Parfum de misère à Bamako

L’historienne Adame Ba Konaré s’est lancée dans la fiction pour attirer l’attention sur la fracture sociale qui déchire un pays comme le Mali.

Publié le 22 mai 2006 Lecture : 3 minutes.

Dis-moi ce que tu sens, je te dirai qui tu es. Comme elle connaît bien le monde des parfums, auxquels elle a consacré son précédent ouvrage*, l’historienne malienne Adame Ba Konaré a puisé avec talent dans le registre des odeurs pour décrire les contrastes sociaux dans l’Afrique contemporaine. Dans Quand l’ail se frotte à l’encens, son premier roman, dont l’action se situe dans une ville qui ne peut être que Bamako, elle campe deux univers qui se font face et finiront par s’entrechoquer. D’un côté, les nantis, représentés par Fatim, l’épouse d’un gros négociant, ainsi que par la femme et la fille de Mamadou Séméga, le « patron de la ville », autrement dit un personnage important de la nomenklatura. De l’autre côté, les Diarra, une famille de misérables, dont la survie est assurée par la décharge publique sur laquelle elle s’est établie (voir l’extrait).
Pendant que les uns triment au milieu des déchets, baignant en permanence dans les effluves pestilentiels pour en récupérer ce qui peut l’être, les autres tuent le temps en frivolités mondaines et en bavardages insipides. Chez les riches, les femmes n’ont d’autre préoccupation que leur apparence, dépensant des fortunes en vêtements et en produits de beauté. Et en parfums, outils de séduction par excellence. Il faut lire par exemple quel soin madame Séméga met à préparer ses compositions à partir de mille et un ingrédients (encens, myrrhe, cypérus, saghine) souvent importés de l’étranger à prix d’or.
Les deux mondes viendront à se rencontrer par l’entremise de Dianguina, l’un des enfants de la tribu des Diarra, qui, à force de volonté et animé par une haine féroce des riches, réussira à poursuivre de brillantes études et à se faire une place dans la société.
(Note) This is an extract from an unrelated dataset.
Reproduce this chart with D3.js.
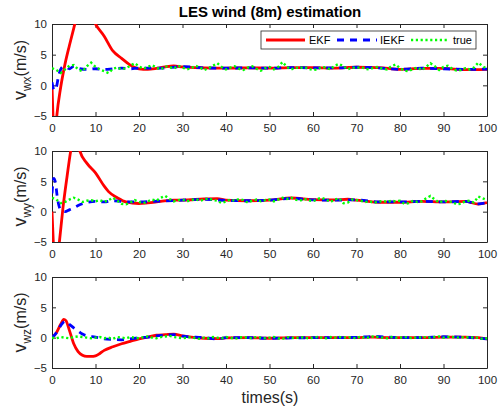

Jusqu’à pouvoir entrer dans la vie de Safi, la fille des Séméga, qu’il ne tardera pas à séduire avant de lui faire un enfant.
Et puis la petite histoire finira par rejoindre la grande. Nous sommes en 1991, alors que le Mali vit depuis 1968 sous la férule du dictateur Moussa Traoré. La colère gronde au sein de la population bamakoise qui multiplie les manifestations de rue. Devenu l’un des leaders du mouvement de révolte, Dianguina est abattu au cours d’un meeting. De péripétie en péripétie, on découvrira qu’il était apparenté à Seyba Touré, l’un des responsables de la police qui l’a probablement fait tuer.
L’auteure a sans doute voulu rappeler par là qu’un pays comme le Mali n’est qu’une grande famille, ce qui rend d’autant plus insupportable la fracture sociale qui coupe le pays en deux. Ainsi, avec ce roman à l’intrigue habilement menée, Adame Ba Konaré ne fait que poursuivre son travail d’historienne engagée. L’épouse de l’ancien chef de l’État du Mali, aujourd’hui président de la Commission de l’Union africaine, n’a jamais cessé d’uvrer en faveur des catégories les plus fragiles de la société malienne. Militante du mouvement démocratique, aujourd’hui marraine de nombreuses associations à vocation sociale, elle a également créé le Muso Kunda, l’un des rares musées dédiés à la femme en Afrique.
Elle a fait ce détour par la fiction pour, dit-elle, toucher un public plus large que ne peuvent le faire ses travaux universitaires. On imagine facilement un cinéaste s’emparer de son récit. En substituant les couleurs aux parfums.

* Parfums du Mali. Dans le sillage du wusulan, éditions Cauris, 2001.